The FSS, in close coordination with MoA, has been working closely with partners and field coordination has been ongoing between national and international partners to optimize existing capacities and avoid overlaps. The response was managed at the governorate level through an on-line system directly managed by Palestinian authorities. FSS and other clusters/sectors were therefore able to track needs and response at community level.

The FSS and MoA called for four ad-hoc meetings in order to coordinate assessments, response and mobilize the funding. Two potential projects are identified in the Gaza Strip and in the West Bank, and the FSS is actively engaged with implementing NGOs in order to validate the list of beneficiaries, to set eligibility criteria and to support the submission of project proposals to the OCHA-coordinated pooled-fund Emergency Response Fund (ERF).

Damages and Losses Assessment (DaLA) agricultural survey

The FSS contracted Al-Sahel Company to undertake an Emergency Food Security Assessment (EFSA) in the Gaza Strip in the aftermath of the 51-day conflict in 2014 which includes a rapid Damages and Losses Assessment (DaLA) in the agricultural sector. The DaLA provides an in-depth understanding of the livelihood conditions and needs of farmers in the Gaza Strip by:

 assessing the level and scale to which Gaza farmers (in plant, livestock and fishery sub-sectors) have resumed production, according to the level of damage and losses sustained in the various farming communities;
 identifying the constraints faced by Gaza farmers to resume production at pre-assault levels, with a focus on constraints that remain largely unaddressed; and
 making actionable programming recommendations for supporting early and long-term recovery in the agriculture sector.

The assessment methodology followed a qualitative inquiry approach based on rapid participatory assessment techniques, and guided by standard data collection tools such as focus group discussions, secondary research and in-depth, semi-structured interviews.

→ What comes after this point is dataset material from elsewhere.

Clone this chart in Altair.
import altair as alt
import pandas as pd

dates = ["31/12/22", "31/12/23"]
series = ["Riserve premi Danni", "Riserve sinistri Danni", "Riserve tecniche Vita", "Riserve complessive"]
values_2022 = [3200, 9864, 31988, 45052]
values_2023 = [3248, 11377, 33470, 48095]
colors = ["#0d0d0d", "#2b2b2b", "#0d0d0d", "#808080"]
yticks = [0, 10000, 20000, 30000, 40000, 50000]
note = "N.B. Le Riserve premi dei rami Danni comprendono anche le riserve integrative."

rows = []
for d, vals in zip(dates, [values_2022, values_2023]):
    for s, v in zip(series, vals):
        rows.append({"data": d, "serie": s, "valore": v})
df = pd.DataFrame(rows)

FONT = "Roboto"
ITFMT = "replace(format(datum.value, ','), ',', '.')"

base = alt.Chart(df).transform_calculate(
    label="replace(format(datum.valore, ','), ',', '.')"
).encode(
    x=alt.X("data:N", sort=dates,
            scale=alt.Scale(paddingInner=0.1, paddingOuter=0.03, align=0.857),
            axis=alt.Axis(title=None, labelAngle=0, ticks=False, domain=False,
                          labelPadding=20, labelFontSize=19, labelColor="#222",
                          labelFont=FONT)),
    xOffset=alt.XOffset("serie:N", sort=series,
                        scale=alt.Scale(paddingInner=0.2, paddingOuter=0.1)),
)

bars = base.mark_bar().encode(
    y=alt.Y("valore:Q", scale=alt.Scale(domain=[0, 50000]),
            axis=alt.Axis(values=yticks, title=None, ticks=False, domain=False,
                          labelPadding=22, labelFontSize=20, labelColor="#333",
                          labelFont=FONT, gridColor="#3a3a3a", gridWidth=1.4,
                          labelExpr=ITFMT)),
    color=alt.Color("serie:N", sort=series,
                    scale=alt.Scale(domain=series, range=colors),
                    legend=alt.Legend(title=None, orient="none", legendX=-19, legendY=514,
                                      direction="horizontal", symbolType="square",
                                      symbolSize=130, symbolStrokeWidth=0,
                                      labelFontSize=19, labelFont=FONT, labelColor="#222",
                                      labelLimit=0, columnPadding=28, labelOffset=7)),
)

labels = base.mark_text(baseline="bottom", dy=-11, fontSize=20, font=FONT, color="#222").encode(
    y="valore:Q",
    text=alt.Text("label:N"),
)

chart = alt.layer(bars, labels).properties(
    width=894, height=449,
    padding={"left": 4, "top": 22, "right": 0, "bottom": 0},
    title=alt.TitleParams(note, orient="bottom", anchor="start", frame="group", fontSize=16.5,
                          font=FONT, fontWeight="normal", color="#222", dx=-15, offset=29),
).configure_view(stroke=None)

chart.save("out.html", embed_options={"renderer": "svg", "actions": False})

The FSS shared and presented the report to all partners and highlighted short and medium term recommendations. For the short term, the report recommended urgent support for plant production farmers through subsidizing the cost of land leveling, soil testing, and rehabilitation activities as needed. Rebuilding and repairing damaged wells and irrigation networks, and providing fuel subsidies to farmers to enhance the viability of their agricultural activities were highlighted. For livestock farmers, provide them with material and cash assistance to rebuild makeshift animal sheds using local materials as well assistance to restock their animals which includes provide adequate feed (3-6 months) for the restocked animals. For fisher folks, support them by providing boats and fishing equipment such as (GPS, sonar equipment, motors, nets, etc).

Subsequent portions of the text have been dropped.